- Infosys Foundation pumps Rs. 30 crore for Lake rejuvenation; gives it a new life
- Once dying water body now has fresh air, unpolluted and pleasant surroundings
Mysore/Mysuru: The vast Hebbal Lake has sprung back to life. The dead Lake has been rejuvenated in what is being described as the biggest and successful lake conservation project under the Public-Private-Partnership (PPP) model in the State.
Infosys Foundation joined hands with the Mysuru District Administration and other stakeholders and has conserved the 48-acre Lake after the Foundation pumped in a whopping Rs. 30 crore funding for restoration works under Corporate Social Responsibility (CSR).
The Lake has now been brought back to life and along with restoration, the Lake campus has been beautified, re-attracting various species of birds. And like Kukkarahalli Lake and Karanji Lake, this lake too is set to become a tourist hub and a birding hotspot of Mysuru.
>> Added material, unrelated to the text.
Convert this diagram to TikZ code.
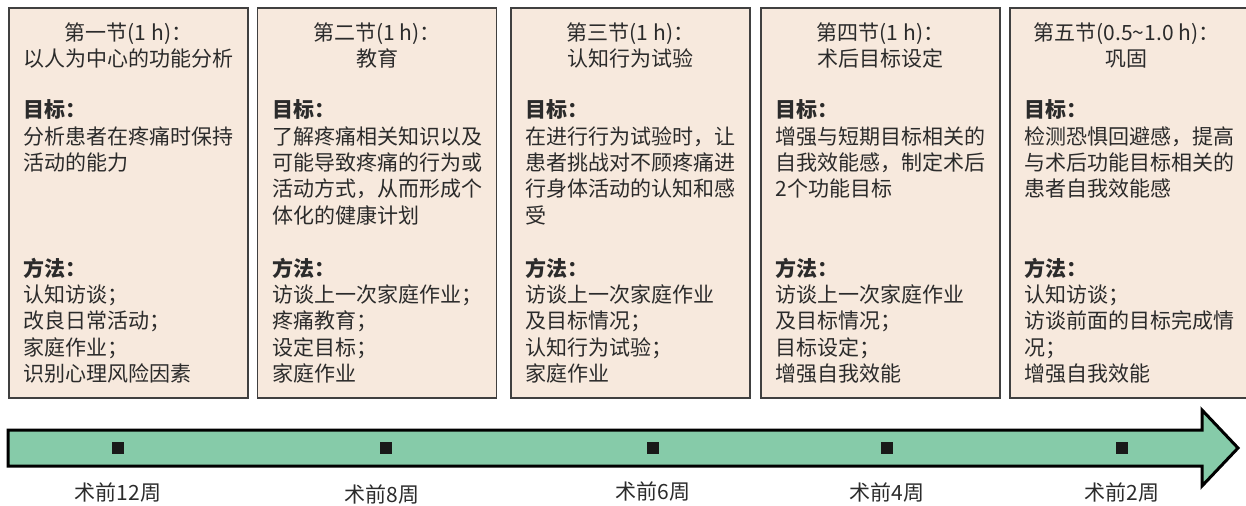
\documentclass[tikz,border=0pt]{standalone}
\usepackage{fontspec}
\usepackage{xcolor}
\newfontfamily\cjk{Noto Sans CJK SC}
\usetikzlibrary{positioning}
\definecolor{panelfill}{HTML}{F7E9DD}
\definecolor{arrowfill}{HTML}{86CBA9}
\definecolor{inkgray}{HTML}{2B2B2B}

\begin{document}
\begin{tikzpicture}[x=0.5pt, y=-0.5pt,
  every node/.style={font=\cjk\fontsize{10.5}{13.2}\selectfont, text=inkgray},
  panel/.style={draw=black!75, line width=0.7pt, fill=panelfill,
    minimum width=119.5pt, minimum height=195pt, inner sep=0pt},
  head/.style={align=center, inner sep=0pt},
  body/.style={align=left, inner sep=0pt},
  tick/.style={fill=black!90, minimum size=6pt, inner sep=0pt},
  week/.style={inner sep=0pt}]
  \useasboundingbox (0,0) rectangle (1246,505);
  % sessions
  \node[panel] (s1) at (128.5,203) {};
  \node[head, below=7.5pt of s1.north] (s1h) {第一节(1 h)：\\以人为中心的功能分析};
  \node[body, below right=46pt and 7.5pt of s1.north west] (s1g)
    {\textbf{目标：}\\分析患者在疼痛时保持\\活动的能力};
  \node[body, below right=125pt and 7.5pt of s1.north west] (s1m)
    {\textbf{方法：}\\认知访谈；\\改良日常活动；\\家庭作业；\\识别心理风险因素};

  \node[panel] (s2) at (377,203) {};
  \node[head, below=7.5pt of s2.north] (s2h) {第二节(1 h)：\\教育};
  \node[body, below right=46pt and 7.5pt of s2.north west] (s2g)
    {\textbf{目标：}\\了解疼痛相关知识以及\\可能导致疼痛的行为或\\活动方式，从而形成个\\体化的健康计划};
  \node[body, below right=125pt and 7.5pt of s2.north west] (s2m)
    {\textbf{方法：}\\访谈上一次家庭作业；\\疼痛教育；\\设定目标；\\家庭作业};

  \node[panel] (s3) at (630.5,203) {};
  \node[head, below=7.5pt of s3.north] (s3h) {第三节(1 h)：\\认知行为试验};
  \node[body, below right=46pt and 7.5pt of s3.north west] (s3g)
    {\textbf{目标：}\\在进行行为试验时，让\\患者挑战对不顾疼痛进\\行身体活动的认知和感\\受};
  \node[body, below right=125pt and 7.5pt of s3.north west] (s3m)
    {\textbf{方法：}\\访谈上一次家庭作业\\及目标情况；\\认知行为试验；\\家庭作业};

  \node[panel] (s4) at (880.5,203) {};
  \node[head, below=7.5pt of s4.north] (s4h) {第四节(1 h)：\\术后目标设定};
  \node[body, below right=46pt and 7.5pt of s4.north west] (s4g)
    {\textbf{目标：}\\增强与短期目标相关的\\自我效能感，制定术后\\2个功能目标};
  \node[body, below right=125pt and 7.5pt of s4.north west] (s4m)
    {\textbf{方法：}\\访谈上一次家庭作业\\及目标情况；\\目标设定；\\增强自我效能};

  \node[panel] (s5) at (1129.5,203) {};
  \node[head, below=7.5pt of s5.north, xshift=-1.5pt] (s5h) {第五节(0.5\textasciitilde1.0 h)：\\巩固};
  \node[body, below right=46pt and 7.5pt of s5.north west] (s5g)
    {\textbf{目标：}\\检测恐惧回避感，提高\\与术后功能目标相关的\\患者自我效能感};
  \node[body, below right=125pt and 7.5pt of s5.north west] (s5m)
    {\textbf{方法：}\\认知访谈；\\访谈前面的目标完成情\\况；\\增强自我效能};

  % time line
  \draw[line width=1.5pt, fill=arrowfill, line join=miter]
    (8,430) -- (1202,430) -- (1202,410) -- (1238,448) -- (1202,486)
    -- (1202,466) -- (8,466) -- cycle;
  \node[tick] (m1) at (118,448) {};
  \node[tick] (m2) at (386,448) {};
  \node[tick] (m3) at (653,448) {};
  \node[tick] (m4) at (887,448) {};
  \node[tick] (m5) at (1122,448) {};
  \node[week, below=14pt of m1] (w1) {术前12周};
  \node[week, below=15pt of m2, xshift=-2pt] (w2) {术前8周};
  \node[week, below=13.5pt of m3] (w3) {术前6周};
  \node[week, below=14pt of m4] (w4) {术前4周};
  \node[week, below=14pt of m5] (w5) {术前2周};
\end{tikzpicture}
\end{document}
The Lake now sports a walking and a jogging path, stone benches for walkers and the elderly to sit and admire the water body, shelters by the side, lighting of the walking path and a beautiful step way to the Lake with pillars on the sides. The entry to the Lake is, however, restricted through fencing.
Figurines of two elephants made out of black stones have been erected near the steps on Gate-1 of the Lake. Public amenities such as toilets and a garden have come up on the Lake precincts. While planting of saplings, prominence has been given to native shrubs and plants and not to mere ornamental looks.
Fresh water is now being collected at the lake and a Sewage Treatment Plant (STP) has been set up and harmless treated water is being pumped into the water body on a day-to-day basis. The memorandum to rejuvenate the Lake was signed in June 2016 by Sudha Murty, Chairperson of Infosys Foundation and the then Mysuru Deputy Commissioner C. Shikha.
As per the Memorandum of Understanding (MoU), the Foundation would maintain the Lake for five years. Thereafter, the Lake’s maintenance would be the onus of the Mysuru City Corporation (MCC). As part of the works, loads of silt has been removed and the Lake boundary has been fenced to prevent encroachments.
A major chunk of the funds was allotted to setting up of the Sewage Treatment Plant, which has come up on a three-acre plot that was allotted to the Foundation next to the Lake. Membrane technology from Germany was adopted for the eight million litres per day capacity STP.
The STP treats all industrial waste, residential sewage and waste water that was earlier flowing into the Lake. The recycled sewage water now flows back into the Lake.
Before the restoration, demolished building debris, garbage, slaughter house waste and all sorts of garbage was dumped into the grasslands beside the Lake. The inflow storm water drains that brought rainwater were deliberately closed and they started bringing in the sewage discharges from the surrounding localities. Gradually, the Lake was getting suffocated.
The Lake was a home to more than 165 species of birds having many migratory birds visiting this place to spend the winter months from as far away as Northern Europe and Africa. This lively lake had started degenerating and decaying, with the industrial and construction activities surrounding the Lake area increasing.
Now, since the water body is restored, bird species like Glossy Ibis, Northern Pintail, Northern Shovelers, River Tern, Crested Serpent Eagle, Baillon’s Crake, Little Grebes Larks, Doves, Pigeons, Herons, Storks, Eurasian Coots, Grey-headed Swamphens, Black-headed Ibis, Spotted Owlets Cormorants and Darters have been spotted inside the Lake. It is once again hosting many wintering species of Wagtails, Sandpipers, Snipes and Stints, which have all increased in their numbers many times.